▸ **REQUIRED WORK**
Copy out the whole listing exactly as written, leaving the pictures behind.

▸ **RECORDED INFORMATION**
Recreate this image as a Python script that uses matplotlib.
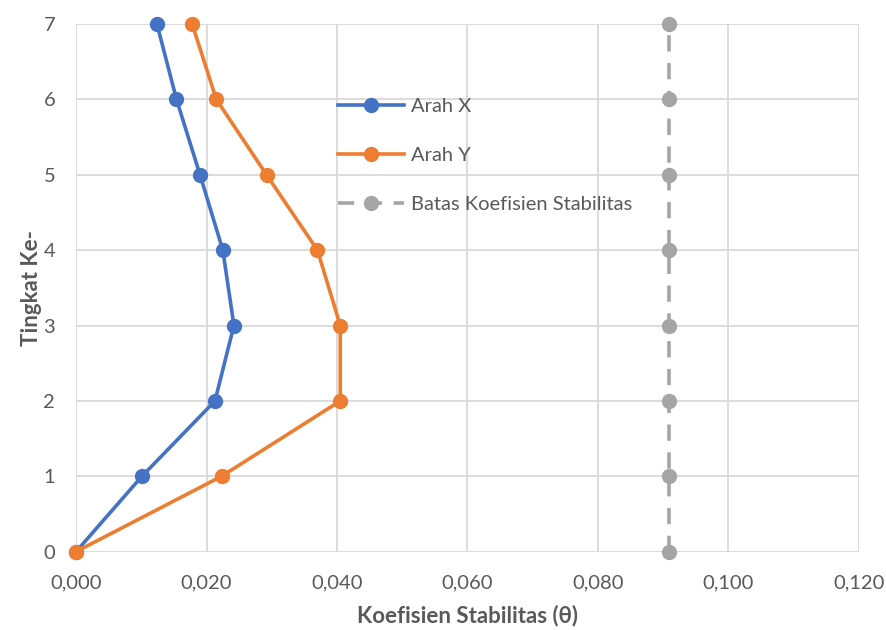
import matplotlib
matplotlib.use("Agg")
import matplotlib.pyplot as plt

# Story levels and stability coefficients per direction
levels = [0, 1, 2, 3, 4, 5, 6, 7]
theta_x = [0.0, 0.0101, 0.0213, 0.0242, 0.0225, 0.0190, 0.0154, 0.0124]
theta_y = [0.0, 0.0223, 0.0405, 0.0405, 0.0370, 0.0292, 0.0215, 0.0178]
theta_max = [0.0909] * 8

x_ticks = [0.0, 0.02, 0.04, 0.06, 0.08, 0.10, 0.12]
x_tick_labels = ["0,000", "0,020", "0,040", "0,060", "0,080", "0,100", "0,120"]
y_ticks = [0, 1, 2, 3, 4, 5, 6, 7]

plt.rcParams["font.family"] = ["Lato", "DejaVu Sans"]
text_color = "#595959"

fig = plt.figure(figsize=(8.86, 6.30), dpi=100)
ax = fig.add_axes([0.0858, 0.1243, 0.8837, 0.8376])

ax.plot(theta_x, levels, color="#4472C4", lw=2.6, marker="o", ms=10,
        label="Arah X", zorder=3, clip_on=False)
ax.plot(theta_y, levels, color="#ED7D31", lw=2.6, marker="o", ms=10,
        label="Arah Y", zorder=3, clip_on=False)
ax.plot(theta_max, levels, color="#A5A5A5", lw=2.6, marker="o", ms=10,
        dashes=(4.5, 3.2), label="Batas Koefisien Stabilitas", zorder=3,
        clip_on=False)

ax.set_xlim(0, 0.12)
ax.set_ylim(0, 7)
ax.set_xticks(x_ticks)
ax.set_xticklabels(x_tick_labels)
ax.set_yticks(y_ticks)
for sp in ax.spines.values():
    sp.set_visible(False)
ax.grid(True, color="#D9D9D9", lw=1.3)
ax.set_axisbelow(True)
ax.tick_params(length=0, labelsize=14.5, colors=text_color)
ax.tick_params(axis="x", pad=16)
ax.tick_params(axis="y", pad=15)

ax.set_xlabel("Koefisien Stabilitas (θ)", fontsize=16, fontweight="bold",
              color=text_color, labelpad=10)
ax.set_ylabel("Tingkat Ke-", fontsize=16, fontweight="bold",
              color=text_color, labelpad=1)

leg = ax.legend(loc="upper left", bbox_to_anchor=(0.3815, 0.845),
                bbox_transform=fig.transFigure, frameon=False,
                fontsize=14.5, handlelength=3.3, handletextpad=0.3,
                labelspacing=1.6, borderaxespad=0, borderpad=0)
for t in leg.get_texts():
    t.set_color(text_color)

fig.savefig("out.png", dpi=100)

▸ **FULL ANSWER**
Recreate this image as a Python script that uses matplotlib.
import matplotlib
matplotlib.use("Agg")
import matplotlib.pyplot as plt

# Story levels and stability coefficients per direction
levels = [0, 1, 2, 3, 4, 5, 6, 7]
theta_x = [0.0, 0.0101, 0.0213, 0.0242, 0.0225, 0.0190, 0.0154, 0.0124]
theta_y = [0.0, 0.0223, 0.0405, 0.0405, 0.0370, 0.0292, 0.0215, 0.0178]
theta_max = [0.0909] * 8

x_ticks = [0.0, 0.02, 0.04, 0.06, 0.08, 0.10, 0.12]
x_tick_labels = ["0,000", "0,020", "0,040", "0,060", "0,080", "0,100", "0,120"]
y_ticks = [0, 1, 2, 3, 4, 5, 6, 7]

plt.rcParams["font.family"] = ["Lato", "DejaVu Sans"]
text_color = "#595959"

fig = plt.figure(figsize=(8.86, 6.30), dpi=100)
ax = fig.add_axes([0.0858, 0.1243, 0.8837, 0.8376])

ax.plot(theta_x, levels, color="#4472C4", lw=2.6, marker="o", ms=10,
        label="Arah X", zorder=3, clip_on=False)
ax.plot(theta_y, levels, color="#ED7D31", lw=2.6, marker="o", ms=10,
        label="Arah Y", zorder=3, clip_on=False)
ax.plot(theta_max, levels, color="#A5A5A5", lw=2.6, marker="o", ms=10,
        dashes=(4.5, 3.2), label="Batas Koefisien Stabilitas", zorder=3,
        clip_on=False)

ax.set_xlim(0, 0.12)
ax.set_ylim(0, 7)
ax.set_xticks(x_ticks)
ax.set_xticklabels(x_tick_labels)
ax.set_yticks(y_ticks)
for sp in ax.spines.values():
    sp.set_visible(False)
ax.grid(True, color="#D9D9D9", lw=1.3)
ax.set_axisbelow(True)
ax.tick_params(length=0, labelsize=14.5, colors=text_color)
ax.tick_params(axis="x", pad=16)
ax.tick_params(axis="y", pad=15)

ax.set_xlabel("Koefisien Stabilitas (θ)", fontsize=16, fontweight="bold",
              color=text_color, labelpad=10)
ax.set_ylabel("Tingkat Ke-", fontsize=16, fontweight="bold",
              color=text_color, labelpad=1)

leg = ax.legend(loc="upper left", bbox_to_anchor=(0.3815, 0.845),
                bbox_transform=fig.transFigure, frameon=False,
                fontsize=14.5, handlelength=3.3, handletextpad=0.3,
                labelspacing=1.6, borderaxespad=0, borderpad=0)
for t in leg.get_texts():
    t.set_color(text_color)

fig.savefig("out.png", dpi=100)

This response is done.